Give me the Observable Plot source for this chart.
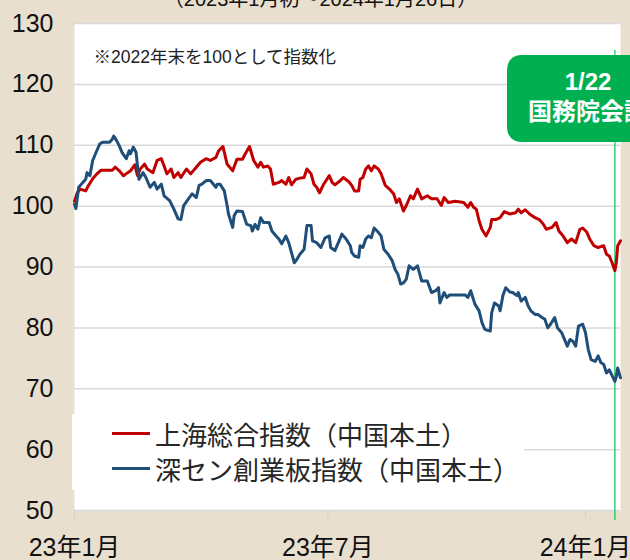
<!DOCTYPE html>
<html>
<head>
<meta charset="utf-8">
<script src="https://cdn.jsdelivr.net/npm/d3@7"></script>
<script src="https://cdn.jsdelivr.net/npm/@observablehq/plot@0.6"></script>
<style>
  html, body { margin: 0; padding: 0; background: #e8dfcf; }
  #wrap { position: relative; width: 630px; height: 560px; overflow: hidden; }
  #legend { position: absolute; left: 72px; top: 414px; width: 452px; height: 76px; background: #fff;
    font-family: "Noto Sans CJK JP", sans-serif; font-size: 26px; color: #262626; }
  .row { position: absolute; left: 40px; height: 30px; display: flex; align-items: center; }
  .sw { width: 38px; height: 3px; margin-right: 5px; }
  #callout { position: absolute; left: 507px; top: 55px; width: 162px; height: 87px; border-radius: 14px;
    background: #00b050; color: #fff; text-align: center; font-weight: bold; font-size: 24px; line-height: 30px;
    font-family: "Liberation Sans", "Noto Sans CJK JP", sans-serif; box-sizing: border-box; padding-top: 12px; }
</style>
</head>
<body>
<div id="wrap"></div>
<script>
// ---- data (day offset from 2023-01-01, index value; 2022年末 = 100) ----
const startDate = new Date(2023, 0, 1);
const endDate = new Date(2024, 0, 26);
const eventDate = new Date(2024, 0, 22);

const seriesNames = ["上海総合指数（中国本土）", "深セン創業板指数（中国本土）"];
const seriesColors = ["#c00000", "#1f4e79"];

const shanghai = [[0,100.8],[2,102.2],[4,102.8],[8,102.5],[10,103.4],[13,104.5],[16,105.3],[19,105.9],[27,105.9],[29,106.4],[32,105.8],[35,105.0],[38,105.5],[40,105.8],[43,106.8],[45,105.0],[47,106.1],[50,106.9],[52,106.1],[56,105.5],[59,107.5],[62,107.8],[64,106.6],[66,105.3],[69,106.1],[71,104.7],[74,105.5],[76,104.7],[80,106.1],[83,105.3],[87,106.4],[90,107.2],[94,107.8],[97,107.5],[101,108.0],[103,109.1],[106,109.8],[109,106.9],[113,105.8],[116,107.7],[120,107.7],[122,108.6],[125,109.8],[128,107.5],[131,106.4],[133,107.2],[135,106.4],[138,106.6],[140,106.1],[142,103.6],[146,103.9],[148,104.2],[151,103.6],[153,104.7],[155,103.5],[158,104.4],[161,104.6],[164,104.7],[166,106.1],[169,105.3],[171,103.6],[173,103.1],[175,102.2],[178,103.6],[182,105.0],[184,103.9],[186,103.5],[190,104.2],[192,104.7],[196,104.0],[198,103.4],[200,102.5],[203,102.5],[204,104.4],[206,104.7],[208,106.1],[210,106.6],[212,105.8],[214,106.6],[217,106.1],[219,105.3],[222,103.4],[225,102.8],[228,102.0],[230,100.6],[232,101.2],[235,99.2],[237,100.1],[240,101.7],[242,101.2],[245,102.8],[248,101.2],[252,101.7],[255,101.2],[259,101.2],[262,100.1],[264,101.4],[267,100.6],[272,100.8],[278,100.6],[281,99.8],[283,100.6],[285,99.8],[287,99.5],[289,97.6],[291,96.2],[294,95.1],[297,96.5],[298,97.8],[301,97.8],[304,98.1],[307,99.1],[311,98.7],[315,98.9],[317,99.5],[319,98.9],[322,99.4],[325,98.7],[329,98.1],[332,97.8],[335,97.0],[337,96.2],[341,96.5],[344,97.3],[346,95.9],[349,95.1],[352,94.0],[355,94.6],[358,94.0],[361,96.2],[363,96.4],[366,95.7],[368,94.6],[371,93.5],[374,93.2],[378,93.5],[380,92.1],[382,91.8],[384,90.7],[386,89.4],[387,90.7],[388,93.5],[390,94.3]];

const chinext = [[0,100.3],[1,99.6],[3,103.1],[6,103.9],[8,104.4],[9,105.5],[11,105.0],[13,107.5],[15,108.6],[18,110.2],[20,110.5],[25,110.5],[27,111.0],[28,111.5],[30,110.8],[32,109.9],[34,108.8],[37,107.8],[39,109.1],[40,108.6],[42,109.7],[44,108.8],[46,104.4],[49,105.5],[51,104.7],[54,103.1],[57,103.9],[59,102.8],[62,103.6],[64,101.7],[68,100.9],[71,99.5],[74,97.9],[76,97.8],[78,100.1],[82,101.4],[84,102.0],[87,101.4],[89,103.4],[91,103.6],[94,104.2],[97,104.2],[101,103.1],[102,103.6],[104,103.6],[107,102.5],[109,100.1],[110,98.7],[113,96.5],[114,98.4],[116,99.2],[120,99.1],[123,97.0],[126,96.8],[127,95.9],[129,97.0],[131,96.2],[133,98.1],[135,97.3],[139,97.3],[141,95.9],[144,95.1],[146,94.6],[148,93.8],[151,95.1],[153,94.0],[157,90.7],[159,91.3],[161,92.1],[164,92.9],[166,96.8],[169,96.8],[170,94.3],[173,94.0],[176,93.2],[179,94.8],[182,95.1],[183,93.2],[186,92.7],[189,94.3],[191,95.4],[194,94.6],[197,93.5],[198,92.4],[200,91.8],[203,91.6],[204,93.5],[206,93.2],[208,94.6],[210,95.1],[212,94.8],[214,96.4],[217,95.7],[219,95.1],[221,92.9],[224,92.1],[227,91.0],[229,89.6],[231,88.8],[233,87.2],[235,87.4],[237,88.0],[239,90.2],[242,89.6],[245,90.2],[248,87.7],[252,87.7],[255,85.8],[258,86.1],[260,86.6],[261,84.1],[264,85.8],[266,85.0],[268,85.4],[274,85.4],[279,85.4],[281,85.0],[283,86.1],[286,83.9],[289,82.8],[291,80.9],[293,79.8],[295,79.6],[297,79.5],[298,82.5],[300,84.1],[303,83.6],[304,82.8],[306,85.3],[308,86.6],[311,85.9],[313,85.8],[316,85.3],[317,85.8],[319,84.4],[322,85.0],[324,83.6],[326,82.8],[329,82.2],[331,82.2],[334,81.7],[336,81.4],[338,80.0],[340,80.6],[343,81.7],[345,80.0],[348,79.2],[350,78.1],[352,77.0],[354,78.1],[356,77.8],[358,77.0],[360,80.3],[363,80.6],[365,79.2],[367,76.4],[369,74.8],[372,74.5],[374,75.4],[376,74.3],[378,74.0],[380,72.6],[382,73.1],[386,71.2],[387,72.0],[388,73.4],[390,71.8]];

const yTicks = [50, 60, 70, 80, 90, 100, 110, 120, 130];
const xTickDates = [new Date(2023, 0, 1), new Date(2023, 6, 1), new Date(2024, 0, 1)];
const xTickLabels = ["23年1月", "23年7月", "24年1月"];
const subtitle = "（2023年1月初～2024年1月26日）";
const note = "※2022年末を100として指数化";
const calloutLines = ["1/22", "国務院会議"];

// ---- build ----
const toRows = (arr, name) => arr.map(([d, v]) => ({date: d3.timeDay.offset(startDate, d), value: v, name}));
const rows = [...toRows(shanghai, seriesNames[0]), ...toRows(chinext, seriesNames[1])];
const labelMap = new Map(xTickDates.map((d, i) => [+d, xTickLabels[i]]));
const green = "#00c853";

const chart = Plot.plot({
  width: 630, height: 560,
  marginLeft: 74, marginRight: 10, marginTop: 23, marginBottom: 50,
  style: {background: "#e8dfcf", color: "#111", fontFamily: "'Liberation Sans', 'Noto Sans CJK JP', sans-serif", fontSize: "25px", overflow: "hidden"},
  x: {type: "time", domain: [startDate, endDate], label: null},
  y: {domain: [50, 130], label: null},
  color: {domain: seriesNames, range: seriesColors},
  marks: [
    Plot.frame({fill: "white", stroke: "none"}),
    Plot.ruleY(yTicks, {stroke: "#d9d9d9", strokeWidth: 1.5}),
    Plot.axisY({ticks: yTicks, tickSize: 0, tickPadding: 21, fontSize: 25, label: null}),
    Plot.axisX({ticks: xTickDates, tickFormat: d => labelMap.get(+d), tickSize: 8, tickPadding: 20, stroke: "#cfcfcf", fontSize: 25, label: null}),
    Plot.ruleX([eventDate], {stroke: green, strokeWidth: 1.2, insetTop: 27, insetBottom: -10}),
    Plot.line(rows, {x: "date", y: "value", z: "name", stroke: "name", strokeWidth: 3, strokeLinejoin: "round"}),
    Plot.text([note], {frameAnchor: "top-left", dx: 19, dy: 34, textAnchor: "start", lineAnchor: "middle", fontSize: 17.5, fill: "#222"}),
    Plot.text([subtitle], {frameAnchor: "top", dx: -27, dy: -18, lineAnchor: "bottom", fontSize: 20, fill: "#111"})
  ]
});

const wrap = document.getElementById("wrap");
wrap.appendChild(chart);

const legend = document.createElement("div");
legend.id = "legend";
seriesNames.forEach((n, i) => {
  const row = document.createElement("div");
  row.className = "row";
  row.style.top = (4 + i * 35) + "px";
  const sw = document.createElement("div");
  sw.className = "sw";
  sw.style.background = seriesColors[i];
  const tx = document.createElement("span");
  tx.textContent = n;
  row.appendChild(sw); row.appendChild(tx);
  legend.appendChild(row);
});
wrap.appendChild(legend);

const callout = document.createElement("div");
callout.id = "callout";
callout.innerHTML = calloutLines.map(s => `<div>${s}</div>`).join("");
wrap.appendChild(callout);
</script>
</body>
</html>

══════════════════════════════

(Short task) Leave out the pictures and restate, word for word, the lines from the top of the data through the line containing "const eventDate = new Date(2024, 0, 22);", both included.

(Task result)
Give me the Observable Plot source for this chart.
<!DOCTYPE html>
<html>
<head>
<meta charset="utf-8">
<script src="https://cdn.jsdelivr.net/npm/d3@7"></script>
<script src="https://cdn.jsdelivr.net/npm/@observablehq/plot@0.6"></script>
<style>
  html, body { margin: 0; padding: 0; background: #e8dfcf; }
  #wrap { position: relative; width: 630px; height: 560px; overflow: hidden; }
  #legend { position: absolute; left: 72px; top: 414px; width: 452px; height: 76px; background: #fff;
    font-family: "Noto Sans CJK JP", sans-serif; font-size: 26px; color: #262626; }
  .row { position: absolute; left: 40px; height: 30px; display: flex; align-items: center; }
  .sw { width: 38px; height: 3px; margin-right: 5px; }
  #callout { position: absolute; left: 507px; top: 55px; width: 162px; height: 87px; border-radius: 14px;
    background: #00b050; color: #fff; text-align: center; font-weight: bold; font-size: 24px; line-height: 30px;
    font-family: "Liberation Sans", "Noto Sans CJK JP", sans-serif; box-sizing: border-box; padding-top: 12px; }
</style>
</head>
<body>
<div id="wrap"></div>
<script>
// ---- data (day offset from 2023-01-01, index value; 2022年末 = 100) ----
const startDate = new Date(2023, 0, 1);
const endDate = new Date(2024, 0, 26);
const eventDate = new Date(2024, 0, 22);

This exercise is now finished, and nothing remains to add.